8. This reasoning is, however, open to two fundamental objections. First, it does not take account of the fact that the applicant’s family were in hiding for much of this period and were seeking to escape from potential revenge attacks. Put bluntly, those who were minded to extract revenge upon former Ba’athists had many potential targets and it does not at follow that simply because the killing of the applicant’s parents took place in October, 2007 (i.e., over four years from the collapse of the regime) that it could not have been a revenge attack, not least that the incident occurred on one of the rare occasions when his parents had actually ventured forth from the house where they were staying.
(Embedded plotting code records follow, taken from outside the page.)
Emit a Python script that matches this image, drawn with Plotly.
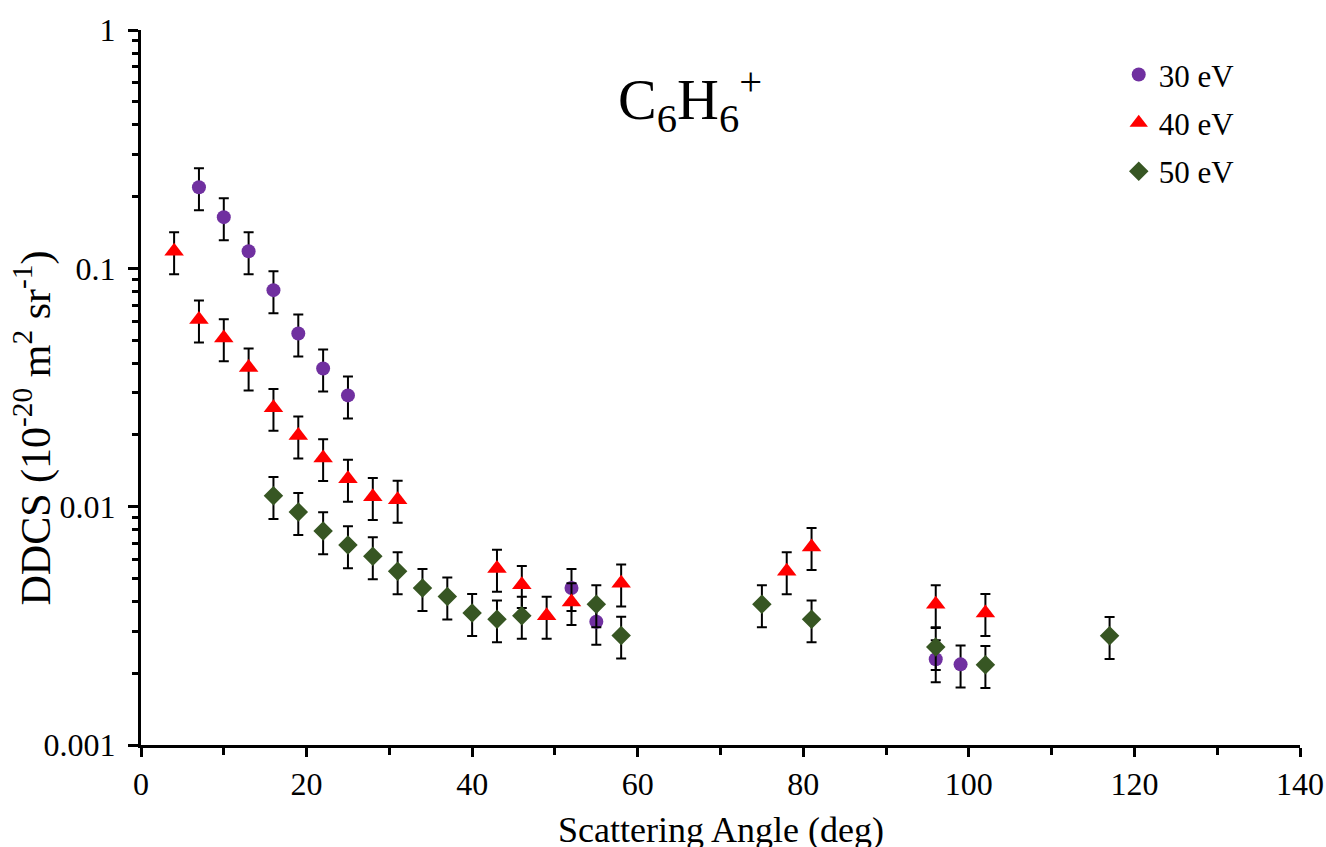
import plotly.graph_objects as go

# ---- data ----
angle_30 = [7, 10, 13, 16, 19, 22, 25, 52, 55, 96, 99]
ddcs_30 = [0.219, 0.164, 0.118, 0.081, 0.0533, 0.038, 0.0293, 0.00456, 0.00329, 0.00229, 0.00218]

angle_40 = [4, 7, 10, 13, 16, 19, 22, 25, 28, 31, 43, 46, 49, 52, 58, 78, 81, 96, 102]
ddcs_40 = [0.118, 0.061, 0.051, 0.0384, 0.026, 0.0199, 0.016, 0.0131, 0.011, 0.0107,
           0.0055, 0.0047, 0.00349, 0.00398, 0.00477, 0.00536, 0.00678, 0.0039, 0.00358]

angle_50 = [16, 19, 22, 25, 28, 31, 34, 37, 40, 43, 46, 55, 58, 75, 81, 96, 102, 117]
ddcs_50 = [0.0111, 0.0095, 0.0079, 0.0069, 0.0062, 0.00536, 0.00456, 0.0042, 0.00358,
           0.00337, 0.00349, 0.0039, 0.00288, 0.0039, 0.00337, 0.00258, 0.00217, 0.00287]

error_percent = 20

series_names = ["30 eV", "40 eV", "50 eV"]
x_ticks = [0, 20, 40, 60, 80, 100, 120, 140]
y_ticks = [0.001, 0.01, 0.1, 1]
y_tick_labels = ["0.001", "0.01", "0.1", "1"]

FONT = "Liberation Serif"

fig = go.Figure()
styles = [
    (angle_30, ddcs_30, "circle", "#7030A0", 14),
    (angle_40, ddcs_40, "triangle-up", "#FF0000", 17),
    (angle_50, ddcs_50, "diamond", "#375623", 15),
]
for name, (xs, ys, sym, col, sz) in zip(series_names, styles):
    fig.add_trace(go.Scatter(
        x=xs, y=ys, mode="markers", name=name, legendgroup=name,
        marker=dict(symbol=sym, color=col, size=sz, line=dict(width=0)),
        error_y=dict(type="percent", value=error_percent, color="black",
                     thickness=2, width=5),
    ))

fig.update_layout(
    width=1326, height=847,
    margin=dict(l=141, r=26, t=30, b=102),
    paper_bgcolor="white", plot_bgcolor="white",
    font=dict(family=FONT, size=32, color="black"),
    showlegend=True,
    legend=dict(x=0.948, y=0.975, xanchor="right", yanchor="top",
                font=dict(family=FONT, size=31, color="black"),
                bgcolor="rgba(0,0,0,0)", itemwidth=30,
                traceorder="grouped", tracegroupgap=5),
    xaxis=dict(range=[0, 140], tickvals=x_ticks, ticktext=[str(v) for v in x_ticks],
               automargin=False,
               showgrid=False, zeroline=False, showline=True, linecolor="black",
               linewidth=3, ticks="outside", ticklen=9, tickwidth=3, tickcolor="black",
               minor=dict(dtick=10, ticks="outside", ticklen=7, tickwidth=3,
                          tickcolor="black", showgrid=False),
               tickfont=dict(family=FONT, size=32)),
    yaxis=dict(type="log", range=[-3, 0], tickvals=y_ticks, ticktext=y_tick_labels,
               automargin=False,
               showgrid=False, zeroline=False, showline=True, linecolor="black",
               linewidth=3, ticks="outside", ticklen=10, tickwidth=3, tickcolor="black",
               ticklabelstandoff=6,
               minor=dict(dtick="D1", ticks="outside", ticklen=6, tickwidth=3,
                          tickcolor="black", showgrid=False),
               tickfont=dict(family=FONT, size=32)),
)

fig.add_annotation(text="C<sub>6</sub>H<sub>6</sub><sup>+</sup>", xref="paper", yref="paper",
                   x=0.474, y=0.902, xanchor="center", yanchor="middle", showarrow=False,
                   font=dict(family=FONT, size=58, color="black"))
fig.add_annotation(text="DDCS (10<sup>-20</sup> m<sup>2</sup> sr<sup>-1</sup>)",
                   xref="paper", yref="paper", x=-0.093, y=0.443, textangle=-90,
                   xanchor="center", yanchor="middle",
                   showarrow=False, font=dict(family=FONT, size=42, color="black"))
fig.add_annotation(text="Scattering Angle (deg)", xref="paper", yref="paper",
                   x=0.5, y=-0.119, xanchor="center", yanchor="middle", showarrow=False,
                   font=dict(family=FONT, size=36, color="black"))

fig.write_html("out.html")
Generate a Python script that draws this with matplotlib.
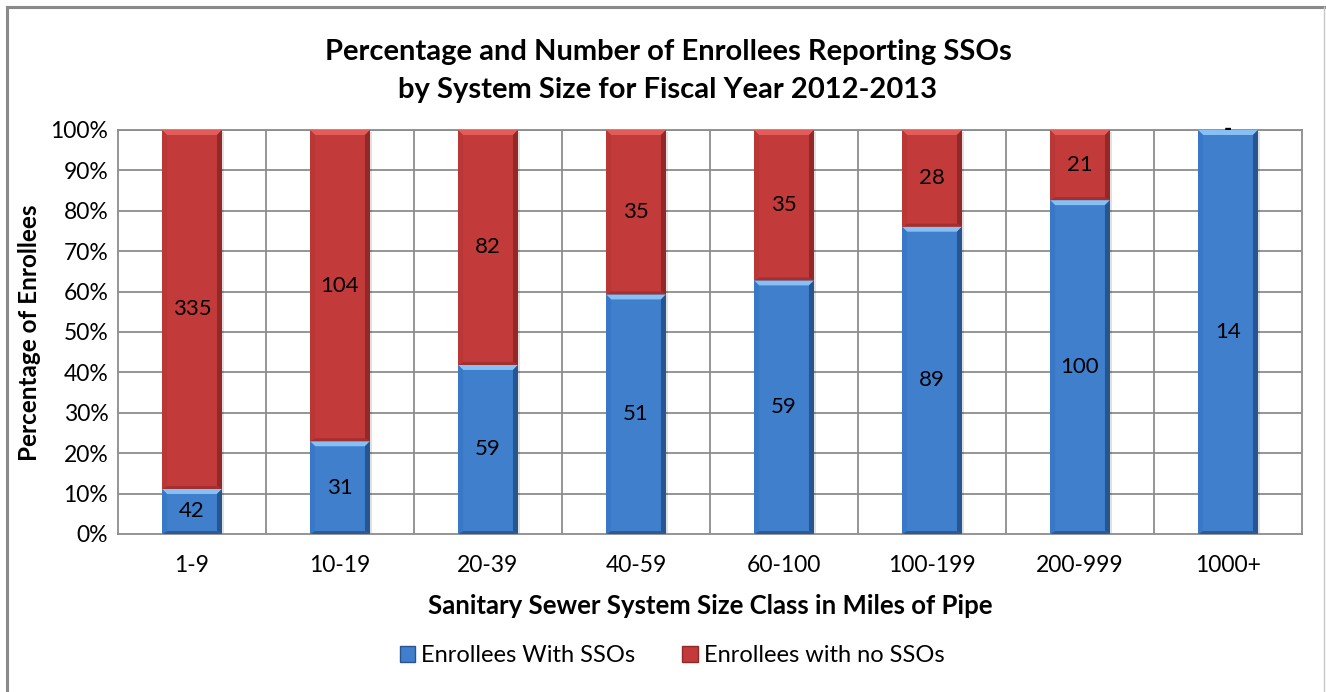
import matplotlib
matplotlib.use("Agg")
import matplotlib.pyplot as plt
from matplotlib.patches import Polygon, Rectangle, Patch
import numpy as np

plt.rcParams['font.family'] = ['Lato', 'DejaVu Sans']

categories = ["1-9", "10-19", "20-39", "40-59", "60-100", "100-199", "200-999", "1000+"]
with_sso = [42, 31, 59, 51, 59, 89, 100, 14]
without_sso = [335, 104, 82, 35, 35, 28, 21, 0]
y_ticks = [0, 10, 20, 30, 40, 50, 60, 70, 80, 90, 100]

title = "Percentage and Number of Enrollees Reporting SSOs\nby System Size for Fiscal Year 2012-2013"
x_label = "Sanitary Sewer System Size Class in Miles of Pipe"
y_label = "Percentage of Enrollees"
legend_labels = ["Enrollees With SSOs", "Enrollees with no SSOs"]

W, H, DPI = 1326, 692, 100
fig = plt.figure(figsize=(W / DPI, H / DPI), dpi=DPI)
fig.patch.set_facecolor("white")

# chart border
fig.add_artist(plt.Line2D([7 / W, 7 / W], [0, 1 - 7 / H], color="#8a8a8a", lw=2.2, transform=fig.transFigure))
fig.add_artist(plt.Line2D([7 / W, 1324 / W], [1 - 7 / H, 1 - 7 / H], color="#8a8a8a", lw=2.2, transform=fig.transFigure))
fig.add_artist(plt.Line2D([1324 / W, 1324 / W], [0, 1 - 7 / H], color="#c8c8c8", lw=1.0, transform=fig.transFigure))

left, right, top, bottom = 118, 1302, 130, 534
ax = fig.add_axes([left / W, 1 - bottom / H, (right - left) / W, (bottom - top) / H])

x = np.arange(len(categories))
with_arr = np.array(with_sso, dtype=float)
without_arr = np.array(without_sso, dtype=float)
totals = with_arr + without_arr
pct_with = with_arr / totals * 100
pct_without = without_arr / totals * 100

ax.set_xlim(-0.5, len(categories) - 0.5)
ax.set_ylim(0, 100)

# grid
for yv in y_ticks[1:]:
    ax.axhline(yv, color="#8c8c8c", lw=1.3, zorder=0)
for xv in np.arange(0.5, len(categories) - 0.5, 1):
    ax.axvline(xv, color="#8c8c8c", lw=1.3, zorder=0)
for s in ax.spines.values():
    s.set_color("#8c8c8c")
    s.set_linewidth(1.3)

bar_w = 0.405
blue = dict(face="#3f7fcc", top="#86c0f5", left="#3878c6", right="#27558f", bottom="#2a5a98")
red = dict(face="#c23b3a", top="#e25c5a", left="#ba3736", right="#922828", bottom="#a23030")

px_x = (right - left) / len(categories)   # pixels per x unit
px_y = (bottom - top) / 100.0             # pixels per y unit
bx = 5 / px_x
by = 5 / px_y


def bevel_bar(xc, y0, h, col):
    if h <= 0:
        return
    x0, x1 = xc - bar_w / 2, xc + bar_w / 2
    y1 = y0 + h
    # soft shadow
    ax.add_patch(Rectangle((x0 + 2 / px_x, y0 - 2 / px_y), bar_w, h, facecolor="#000000", alpha=0.12, lw=0, zorder=1))
    ax.add_patch(Rectangle((x0, y0), bar_w, h, facecolor=col["face"], lw=0, zorder=2))
    dy = min(by, h / 2)
    dyb = min(3 / px_y, h / 2)
    dx = bx
    polys = [
        ([(x0, y1), (x1, y1), (x1 - dx, y1 - dy), (x0 + dx, y1 - dy)], col["top"]),
        ([(x0, y0), (x1, y0), (x1 - dx, y0 + dyb), (x0 + dx, y0 + dyb)], col["bottom"]),
        ([(x0, y0), (x0, y1), (x0 + dx, y1 - dy), (x0 + dx, y0 + dyb)], col["left"]),
        ([(x1, y0), (x1, y1), (x1 - dx, y1 - dy), (x1 - dx, y0 + dyb)], col["right"]),
    ]
    for pts, c in polys:
        ax.add_patch(Polygon(pts, closed=True, facecolor=c, lw=0, zorder=3))


bars_with = ax.bar(x, pct_with, width=bar_w, color="none", lw=0)
bars_without = ax.bar(x, pct_without, bottom=pct_with, width=bar_w, color="none", lw=0)
for b in bars_with:
    bevel_bar(b.get_x() + b.get_width() / 2, b.get_y(), b.get_height(), blue)
for b in bars_without:
    bevel_bar(b.get_x() + b.get_width() / 2, b.get_y(), b.get_height(), red)

# data labels
for i in range(len(categories)):
    ax.text(x[i], pct_with[i] / 2, f"{with_sso[i]:d}", ha="center", va="center", fontsize=16, zorder=5)
    lab = f"{without_sso[i]:d}" if without_sso[i] > 0 else "-"
    yy = pct_with[i] + pct_without[i] / 2
    ax.text(x[i], yy, lab, ha="center", va="center", fontsize=16, zorder=5,
            fontweight="bold" if without_sso[i] == 0 else "normal")

ax.set_xticks(x)
ax.set_xticklabels(categories, fontsize=16.5)
ax.set_yticks(y_ticks)
ax.set_yticklabels([f"{v}%" for v in y_ticks], fontsize=16.5)
ax.tick_params(length=0, pad=7)
ax.tick_params(axis="x", pad=15)

ax.set_xlabel(x_label, fontsize=18.5, fontweight="bold", labelpad=13)
fig.text(30 / W, 1 - 333 / H, y_label, rotation=90, ha="center", va="center", fontsize=17.5, fontweight="bold")
fig.text(668 / W, 1 - 71 / H, title, ha="center", va="center", fontsize=21, fontweight="bold", linespacing=1.55)

handles = [Patch(facecolor=blue["face"], edgecolor=blue["right"]), Patch(facecolor=red["face"], edgecolor=red["right"])]
fig.legend(handles, legend_labels, loc="center", bbox_to_anchor=(672 / W, 1 - 656 / H), ncol=2, frameon=False,
           fontsize=17, handlelength=0.65, handleheight=0.65, handletextpad=0.25, columnspacing=2.0)

fig.savefig("out.png", dpi=DPI)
9. Indeed, this view is supported by country of origin information to which the Tribunal member but briefly alluded. Thus, for example, a press release issued by the UN Office for Coordination of Humanitarian Affairs from Basra on 30th July, 2007 (i.e., a few months before the applicant’s parents were killed) is headed “Families in south displaced as former Baathists targeted.” The press release goes on to say that the number of killings of ex-Ba’athists had surged in the previous three weeks and that local militias were planning to “exterminate over 4,000 members of the Ba’ath Party”. While it might be said in response that this report merely concerned southern Iraq where the Sadaam regime was particularly detested, it gives some indication of the extent to which those who had suffered at the hands of that odious regime were determined to exact revenge on former Ba’athists, even by mid-2007.

10. This was nevertheless critical country of origin information which the Tribunal member could not justly ignore. As Cooke J. observed in his seminal judgment in R. v. Minister for Justice, Equality and Law Reform [2009] IEHC 353, where an adverse finding of this kind involves:

        “discounting or rejecting documentary evidence or information relied upon in support of a claim and which is prima facie relevant to a fact or event pertinent to a material aspect of the credibility issue, the reasons for that rejection should be stated.”
11. This importance of adhering to this principle was especially important in the present case given the manifest relevance of this country of origin information which flatly contradicted a key assumption which the Tribunal member had made.

12. For all of these reasons the applicant has established substantial grounds for contending that this decision is unreasonable in law.

13. Second, the Tribunal member does not afford the applicant of the benefit of a doubt to which he is arguably entitled. After all, no specific finding of a lack of credibility had been made by the Tribunal member concerning the applicant’s credibility. While at this stage we shall never probably know the reasons for this attack, once it is clear - as the country of origin information tends to suggest - that revenge attacks of this kind were regrettably all too common, then, as the applicant’s account could well be true, there are plainly substantial grounds for contending that he should have been given the benefit of the doubt in this regard.

Conclusions
14. For the reasons stated, I would therefore grant the applicant leave to apply for judicial review pursuant to s. 5(2) of the Illegal Immigrants (Trafficking) Act 2000. I propose to discuss the precise form of the order with counsel.